Tuesday, 13 October 2015

Storytime 3: The Story Within, The Shakti Within

A special post for Navratri



Photo by Manoop Chandran
I am going through a strange -- but strange in a good sense -- phase where I don't really feel the need to write. And yet there is this new post, after almost-a-month, you may ask? Well, read on and you will see that it is not really a post with too many of my words.

No, it is not about writer's block. One could always think of thousand different things to write about, if one must write. But I choose not to. There are recent travels to write about, there is plenty of fun and interesting socio-political tidbit to comment upon, but I would rather not. And then there is always some mundane life woes to complain about, etc etc. But rant is not what I do on this space.

I am actually feeling quite content not writing. I am happy not having to mentalise (for written expression) some of my recent observations and experiences that rest somewhere deep within, happily in their silence.

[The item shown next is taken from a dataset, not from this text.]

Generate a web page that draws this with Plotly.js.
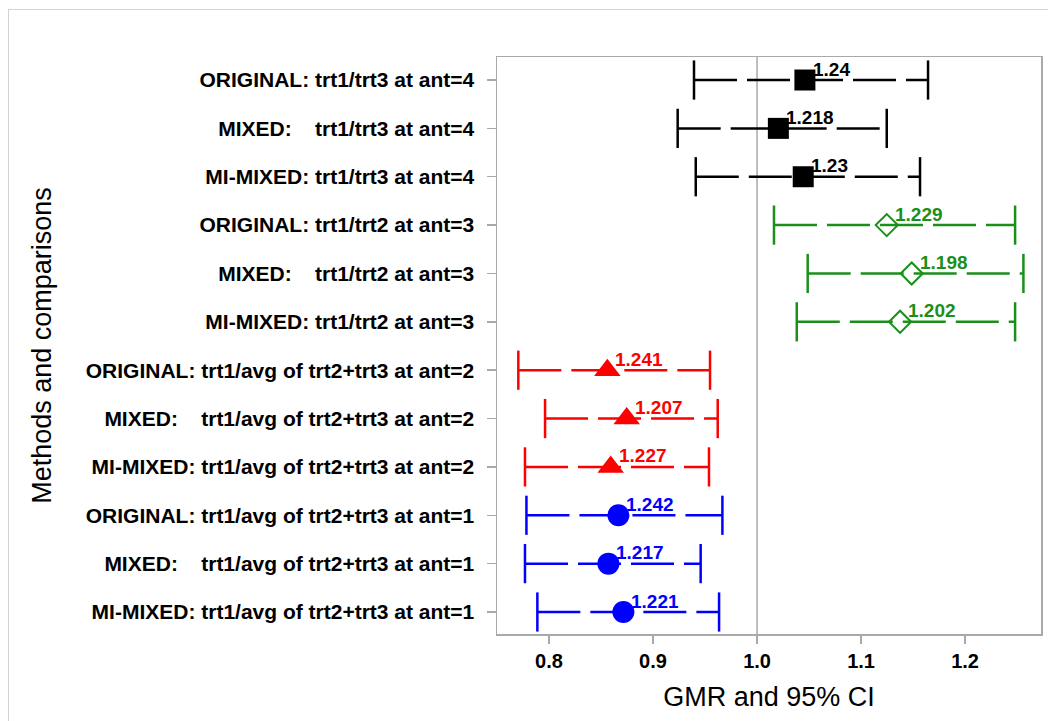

And I am happy today simply listening to a story, being retold. I invite you all to listen to the story, with me. Come.


A Story and a Song
(From: A Flowering Tree and Other Oral Tales from India, by A. K. Ramanujan)

A housewife knew a story. She also knew a song. But she kept them to herself, never told anyone the story or sang the song.
Imprisoned within her, the story and the song were feeling choked. They wanted release, wanted to run away. One day, when she was sleeping with her mouth open, the story escaped, fell out of her, took the shape of a pair of shoes and sat outside the house. The song also escaped, took the shape of something like a man's coat, and hung on a peg.
The woman's husband came home, looked at the coat and shoes, and asked her, “Who is visiting?”
“No one,” she said.
“But whose coat and shoes are these?”
“I don't know,” she replied.
He wasn't satisfied with her answer. He was suspicious. Their conversation was unpleasant. The unpleasantness led to a quarrel. The husband flew into a rage, picked up his blanket, and went to the Monkey God's temple to sleep.
The woman didn't understand what was happening. She lay down alone that night. She asked the same question over and over: “Whose coat and shoes are these?” Baffled and unhappy, she put out the lamp and went to sleep.
All the lamp flames of the town, once they were put out, used to come to the Monkey God's temple and spend the night there, gossiping. On this night, all the lamps of all the houses were represented there—all except one, which came late.
The others asked the latecomer, “Why are you so late tonight?”
“At our house, the couple quarreled late into the night,” said the flame.
“Why did they quarrel?”
“When the husband wasn't home, a pair of shoes came onto the verandah, and a man's coat somehow got onto a peg. The husband asked her whose they were. The wife said she didn't know. So they quarreled.”
“Where did the coat and shoes come from?”
“The lady of our house knows a story and a song. She never tells the story, and has never sung the song to anyone. The story and the song got suffocated inside; so they got out and have turned into a coat and a pair of shoes. They took revenge. The woman doesn't even know.”
The husband, lying under his blanket in the temple, heard the lamp's explanation. His suspicions were cleared. When he went home, it was dawn. He asked his wife about her story and her song. But she had forgotten both of them. “What story, what song?” she said.